EXERCISE OBJECTIVE -
Leave out every picture, then output exactly the lines between the ones holding "Generate a web" and "var tinta = '#231f20';", inclusive, and nothing beyond them.

— Start of INFORMATION SHOWN —

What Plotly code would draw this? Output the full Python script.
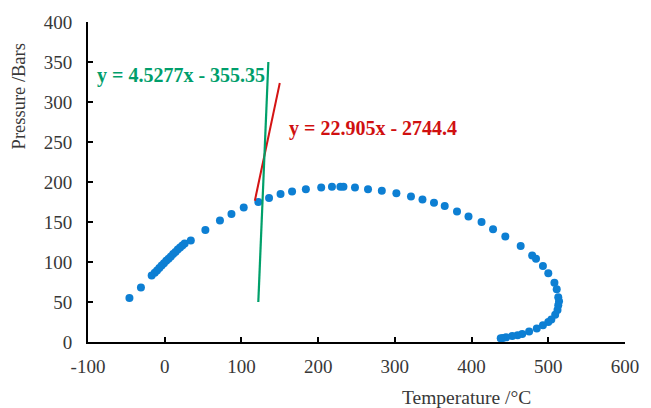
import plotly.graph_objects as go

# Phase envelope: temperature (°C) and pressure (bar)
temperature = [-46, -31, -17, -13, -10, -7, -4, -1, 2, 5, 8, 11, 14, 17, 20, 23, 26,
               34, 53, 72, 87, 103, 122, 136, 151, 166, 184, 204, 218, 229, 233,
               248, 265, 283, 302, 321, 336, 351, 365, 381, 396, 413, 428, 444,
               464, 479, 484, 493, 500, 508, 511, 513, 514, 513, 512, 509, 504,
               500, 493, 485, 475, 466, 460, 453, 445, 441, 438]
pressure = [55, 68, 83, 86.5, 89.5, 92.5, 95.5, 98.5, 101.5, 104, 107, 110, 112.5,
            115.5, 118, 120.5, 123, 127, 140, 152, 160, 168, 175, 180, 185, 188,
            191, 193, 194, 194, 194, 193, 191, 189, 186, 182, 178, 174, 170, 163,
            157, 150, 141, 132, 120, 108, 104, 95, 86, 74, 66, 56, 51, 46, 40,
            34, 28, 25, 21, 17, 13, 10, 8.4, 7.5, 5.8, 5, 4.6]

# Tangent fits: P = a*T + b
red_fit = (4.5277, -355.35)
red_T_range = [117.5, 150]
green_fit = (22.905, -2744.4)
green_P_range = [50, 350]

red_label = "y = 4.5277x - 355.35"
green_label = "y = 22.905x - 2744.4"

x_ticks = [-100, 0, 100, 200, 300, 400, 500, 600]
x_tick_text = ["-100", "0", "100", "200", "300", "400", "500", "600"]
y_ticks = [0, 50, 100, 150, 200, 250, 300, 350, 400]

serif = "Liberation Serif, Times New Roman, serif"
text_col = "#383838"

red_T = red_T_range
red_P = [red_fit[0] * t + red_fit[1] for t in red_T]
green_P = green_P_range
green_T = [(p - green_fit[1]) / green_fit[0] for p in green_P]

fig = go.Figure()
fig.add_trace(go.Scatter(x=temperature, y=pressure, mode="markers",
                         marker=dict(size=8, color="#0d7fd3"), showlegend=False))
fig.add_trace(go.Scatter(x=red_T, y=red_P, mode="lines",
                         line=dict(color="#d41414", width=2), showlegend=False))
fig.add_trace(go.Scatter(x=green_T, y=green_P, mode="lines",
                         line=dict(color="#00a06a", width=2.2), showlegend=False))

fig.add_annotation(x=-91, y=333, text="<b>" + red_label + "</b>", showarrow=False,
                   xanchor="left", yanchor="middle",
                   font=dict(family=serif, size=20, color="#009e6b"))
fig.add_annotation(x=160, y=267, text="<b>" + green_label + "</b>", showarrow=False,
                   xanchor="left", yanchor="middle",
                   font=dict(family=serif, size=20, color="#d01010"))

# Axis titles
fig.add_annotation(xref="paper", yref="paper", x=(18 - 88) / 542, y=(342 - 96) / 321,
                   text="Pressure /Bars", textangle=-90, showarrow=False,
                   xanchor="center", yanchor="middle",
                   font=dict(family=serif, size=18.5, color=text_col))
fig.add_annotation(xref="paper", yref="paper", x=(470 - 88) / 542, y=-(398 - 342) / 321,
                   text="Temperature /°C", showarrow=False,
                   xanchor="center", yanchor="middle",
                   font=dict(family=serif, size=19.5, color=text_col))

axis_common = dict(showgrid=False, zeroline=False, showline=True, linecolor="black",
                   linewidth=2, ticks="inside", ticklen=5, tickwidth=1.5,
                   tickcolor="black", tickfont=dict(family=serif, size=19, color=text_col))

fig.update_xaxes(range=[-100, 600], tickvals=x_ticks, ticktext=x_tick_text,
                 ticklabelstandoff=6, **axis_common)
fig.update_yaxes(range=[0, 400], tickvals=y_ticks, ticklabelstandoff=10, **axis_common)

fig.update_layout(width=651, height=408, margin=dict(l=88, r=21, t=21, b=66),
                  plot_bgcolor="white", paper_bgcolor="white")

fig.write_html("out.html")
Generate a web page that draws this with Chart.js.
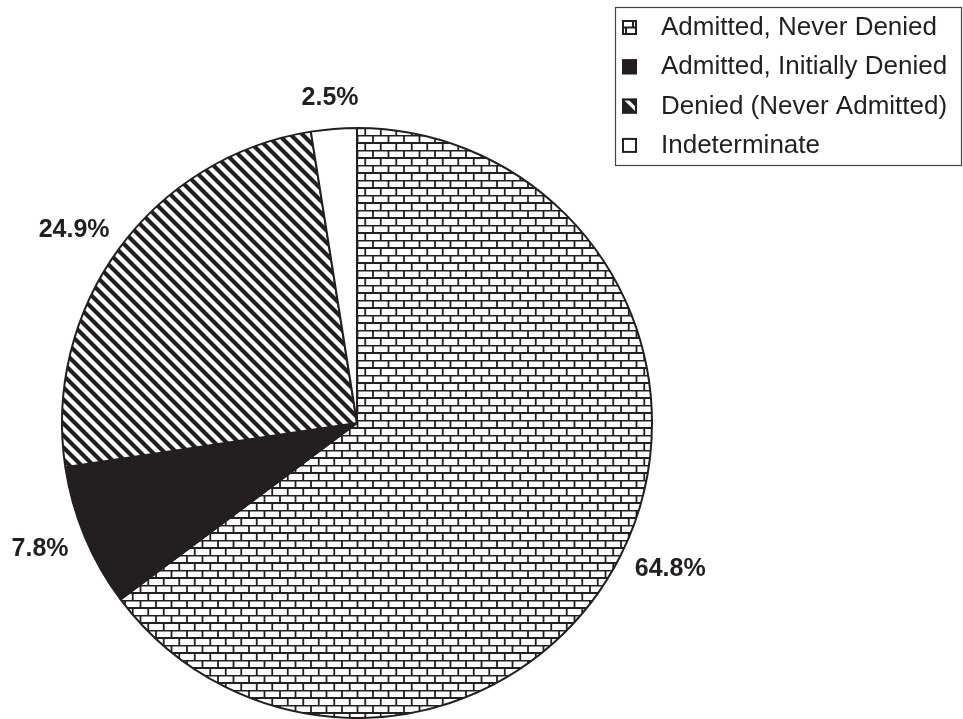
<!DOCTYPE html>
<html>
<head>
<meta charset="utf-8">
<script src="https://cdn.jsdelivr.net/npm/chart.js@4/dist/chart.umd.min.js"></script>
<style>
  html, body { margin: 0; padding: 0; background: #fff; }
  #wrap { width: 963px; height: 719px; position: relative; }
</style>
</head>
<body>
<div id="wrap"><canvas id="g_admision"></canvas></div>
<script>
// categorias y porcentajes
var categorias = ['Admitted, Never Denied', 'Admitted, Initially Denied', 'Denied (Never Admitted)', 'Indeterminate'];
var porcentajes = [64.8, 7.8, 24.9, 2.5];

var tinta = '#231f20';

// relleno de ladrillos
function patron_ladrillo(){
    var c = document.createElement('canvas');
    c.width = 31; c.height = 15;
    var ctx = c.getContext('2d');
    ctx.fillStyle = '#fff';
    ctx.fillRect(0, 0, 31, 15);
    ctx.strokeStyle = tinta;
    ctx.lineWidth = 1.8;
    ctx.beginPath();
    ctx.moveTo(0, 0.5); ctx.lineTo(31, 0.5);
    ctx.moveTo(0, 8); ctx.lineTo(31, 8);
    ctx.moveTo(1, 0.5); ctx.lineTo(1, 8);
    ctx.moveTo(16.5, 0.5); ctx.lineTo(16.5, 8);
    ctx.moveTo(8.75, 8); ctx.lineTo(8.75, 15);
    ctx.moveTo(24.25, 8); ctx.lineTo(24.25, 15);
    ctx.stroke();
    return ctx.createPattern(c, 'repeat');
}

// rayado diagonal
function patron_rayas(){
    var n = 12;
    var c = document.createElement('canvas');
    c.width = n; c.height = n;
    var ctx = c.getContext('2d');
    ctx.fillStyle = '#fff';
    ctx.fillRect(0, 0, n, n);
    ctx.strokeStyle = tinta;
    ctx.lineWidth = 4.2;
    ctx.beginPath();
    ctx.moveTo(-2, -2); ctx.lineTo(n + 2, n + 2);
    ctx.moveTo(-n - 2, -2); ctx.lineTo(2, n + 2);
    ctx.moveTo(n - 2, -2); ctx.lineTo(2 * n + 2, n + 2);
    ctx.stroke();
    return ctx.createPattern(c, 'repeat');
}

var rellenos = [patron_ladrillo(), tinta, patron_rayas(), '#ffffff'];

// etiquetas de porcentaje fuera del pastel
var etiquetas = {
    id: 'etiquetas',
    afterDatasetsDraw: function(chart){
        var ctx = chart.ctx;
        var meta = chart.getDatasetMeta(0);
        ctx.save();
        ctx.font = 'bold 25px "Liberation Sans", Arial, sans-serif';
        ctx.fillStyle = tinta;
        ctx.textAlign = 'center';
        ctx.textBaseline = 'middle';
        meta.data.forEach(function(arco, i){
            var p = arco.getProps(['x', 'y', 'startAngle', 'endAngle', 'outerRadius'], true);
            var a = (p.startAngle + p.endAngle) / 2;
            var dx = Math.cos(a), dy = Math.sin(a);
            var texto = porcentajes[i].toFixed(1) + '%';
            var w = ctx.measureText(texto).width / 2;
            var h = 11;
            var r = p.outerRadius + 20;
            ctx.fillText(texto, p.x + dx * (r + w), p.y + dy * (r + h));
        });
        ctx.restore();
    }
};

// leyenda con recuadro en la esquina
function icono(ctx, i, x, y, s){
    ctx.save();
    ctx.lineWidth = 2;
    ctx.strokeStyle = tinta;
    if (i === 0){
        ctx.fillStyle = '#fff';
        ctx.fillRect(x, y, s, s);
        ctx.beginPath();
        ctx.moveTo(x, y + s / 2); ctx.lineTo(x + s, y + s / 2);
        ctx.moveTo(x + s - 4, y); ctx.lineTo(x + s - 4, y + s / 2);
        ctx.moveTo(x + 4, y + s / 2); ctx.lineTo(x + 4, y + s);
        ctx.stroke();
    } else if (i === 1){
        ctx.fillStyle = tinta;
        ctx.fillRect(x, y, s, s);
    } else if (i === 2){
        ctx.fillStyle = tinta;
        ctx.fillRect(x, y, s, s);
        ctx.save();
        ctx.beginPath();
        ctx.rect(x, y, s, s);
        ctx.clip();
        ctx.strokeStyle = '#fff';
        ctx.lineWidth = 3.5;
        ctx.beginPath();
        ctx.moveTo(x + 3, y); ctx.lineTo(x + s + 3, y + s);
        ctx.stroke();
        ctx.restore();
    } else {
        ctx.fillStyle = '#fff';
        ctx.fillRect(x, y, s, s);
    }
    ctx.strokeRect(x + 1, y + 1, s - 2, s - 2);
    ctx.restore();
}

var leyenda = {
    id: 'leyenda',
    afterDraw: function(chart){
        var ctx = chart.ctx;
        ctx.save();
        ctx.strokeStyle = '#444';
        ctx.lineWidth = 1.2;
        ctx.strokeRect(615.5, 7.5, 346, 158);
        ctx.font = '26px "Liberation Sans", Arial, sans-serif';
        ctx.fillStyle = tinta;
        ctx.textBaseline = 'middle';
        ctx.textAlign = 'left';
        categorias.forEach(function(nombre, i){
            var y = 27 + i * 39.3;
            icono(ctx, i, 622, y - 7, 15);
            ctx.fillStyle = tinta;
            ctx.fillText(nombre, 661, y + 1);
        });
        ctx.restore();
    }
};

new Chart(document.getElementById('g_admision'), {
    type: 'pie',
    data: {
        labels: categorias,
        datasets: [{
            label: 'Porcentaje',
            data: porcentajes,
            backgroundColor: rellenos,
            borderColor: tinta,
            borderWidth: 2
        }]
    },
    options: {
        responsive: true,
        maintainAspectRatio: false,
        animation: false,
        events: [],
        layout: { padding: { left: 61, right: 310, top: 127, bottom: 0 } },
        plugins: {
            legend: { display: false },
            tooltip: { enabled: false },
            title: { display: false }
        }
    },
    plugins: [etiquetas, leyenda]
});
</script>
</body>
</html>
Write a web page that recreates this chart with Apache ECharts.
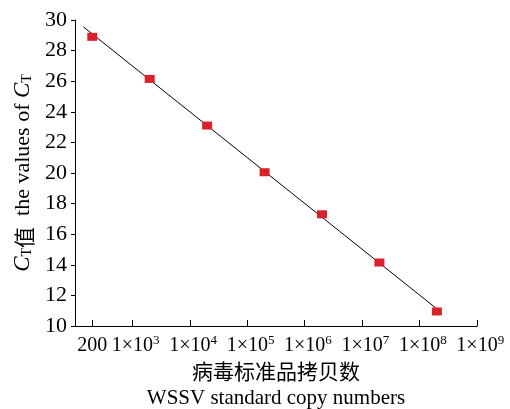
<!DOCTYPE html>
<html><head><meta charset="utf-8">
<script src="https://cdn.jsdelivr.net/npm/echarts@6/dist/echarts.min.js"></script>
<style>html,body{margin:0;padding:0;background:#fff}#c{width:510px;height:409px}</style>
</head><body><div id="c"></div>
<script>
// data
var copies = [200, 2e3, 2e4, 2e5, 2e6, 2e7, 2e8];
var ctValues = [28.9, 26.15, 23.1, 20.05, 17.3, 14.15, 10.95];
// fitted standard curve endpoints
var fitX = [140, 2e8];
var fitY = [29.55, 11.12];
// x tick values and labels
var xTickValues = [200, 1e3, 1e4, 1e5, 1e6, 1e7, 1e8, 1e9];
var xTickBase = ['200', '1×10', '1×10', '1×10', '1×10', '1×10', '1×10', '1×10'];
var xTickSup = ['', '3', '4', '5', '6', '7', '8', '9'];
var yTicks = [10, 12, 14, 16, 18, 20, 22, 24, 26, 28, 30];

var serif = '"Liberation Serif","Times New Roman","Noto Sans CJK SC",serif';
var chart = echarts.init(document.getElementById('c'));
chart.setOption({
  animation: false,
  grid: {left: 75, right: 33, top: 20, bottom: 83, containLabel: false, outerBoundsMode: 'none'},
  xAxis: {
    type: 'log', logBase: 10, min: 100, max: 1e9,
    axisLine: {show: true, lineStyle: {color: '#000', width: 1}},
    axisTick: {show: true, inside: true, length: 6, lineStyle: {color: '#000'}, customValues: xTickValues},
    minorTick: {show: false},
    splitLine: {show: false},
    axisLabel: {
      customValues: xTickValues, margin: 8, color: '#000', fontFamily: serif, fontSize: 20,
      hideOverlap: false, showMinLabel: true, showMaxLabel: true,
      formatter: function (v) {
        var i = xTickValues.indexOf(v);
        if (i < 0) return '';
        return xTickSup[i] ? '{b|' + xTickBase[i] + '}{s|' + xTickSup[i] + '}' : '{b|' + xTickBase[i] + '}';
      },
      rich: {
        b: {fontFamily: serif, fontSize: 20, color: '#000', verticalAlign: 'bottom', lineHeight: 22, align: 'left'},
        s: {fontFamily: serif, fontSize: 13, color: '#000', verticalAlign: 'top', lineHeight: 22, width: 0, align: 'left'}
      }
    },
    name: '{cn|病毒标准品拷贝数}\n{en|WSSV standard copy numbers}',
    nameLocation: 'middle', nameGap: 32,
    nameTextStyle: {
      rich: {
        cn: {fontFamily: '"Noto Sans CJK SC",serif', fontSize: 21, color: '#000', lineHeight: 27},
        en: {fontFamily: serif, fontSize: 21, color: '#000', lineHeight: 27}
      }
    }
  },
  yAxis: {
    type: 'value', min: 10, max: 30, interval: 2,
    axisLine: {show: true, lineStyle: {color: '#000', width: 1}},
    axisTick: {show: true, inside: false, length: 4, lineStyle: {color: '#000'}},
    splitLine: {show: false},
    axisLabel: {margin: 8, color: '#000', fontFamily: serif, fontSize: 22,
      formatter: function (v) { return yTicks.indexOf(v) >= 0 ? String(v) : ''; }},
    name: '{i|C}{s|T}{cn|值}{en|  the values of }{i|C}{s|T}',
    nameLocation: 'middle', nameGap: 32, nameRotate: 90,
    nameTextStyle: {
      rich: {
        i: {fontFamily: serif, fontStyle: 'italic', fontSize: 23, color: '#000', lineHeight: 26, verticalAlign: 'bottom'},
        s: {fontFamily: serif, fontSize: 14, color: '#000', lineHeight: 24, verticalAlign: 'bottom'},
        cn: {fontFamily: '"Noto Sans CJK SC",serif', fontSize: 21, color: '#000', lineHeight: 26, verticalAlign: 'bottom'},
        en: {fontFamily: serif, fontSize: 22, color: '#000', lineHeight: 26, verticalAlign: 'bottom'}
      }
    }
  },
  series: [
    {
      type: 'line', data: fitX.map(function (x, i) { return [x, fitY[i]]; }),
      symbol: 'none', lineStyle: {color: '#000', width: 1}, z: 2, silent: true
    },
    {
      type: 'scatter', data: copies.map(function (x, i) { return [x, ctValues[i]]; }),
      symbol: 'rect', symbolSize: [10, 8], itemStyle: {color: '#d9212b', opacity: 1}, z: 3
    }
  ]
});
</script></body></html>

— End of INFORMATION SHOWN —

THE SOLUTION -
Generate a web page that draws this with Chart.js.
<!DOCTYPE html>
<html>
<head>
<meta charset="utf-8">
<script src="https://cdn.jsdelivr.net/npm/chart.js@4/dist/chart.umd.min.js"></script>
<style>
  html, body { margin: 0; padding: 0; background: #fff; }
  #wrap { width: 963px; height: 719px; position: relative; }
</style>
</head>
<body>
<div id="wrap"><canvas id="g_admision"></canvas></div>
<script>
// categorias y porcentajes
var categorias = ['Admitted, Never Denied', 'Admitted, Initially Denied', 'Denied (Never Admitted)', 'Indeterminate'];
var porcentajes = [64.8, 7.8, 24.9, 2.5];

var tinta = '#231f20';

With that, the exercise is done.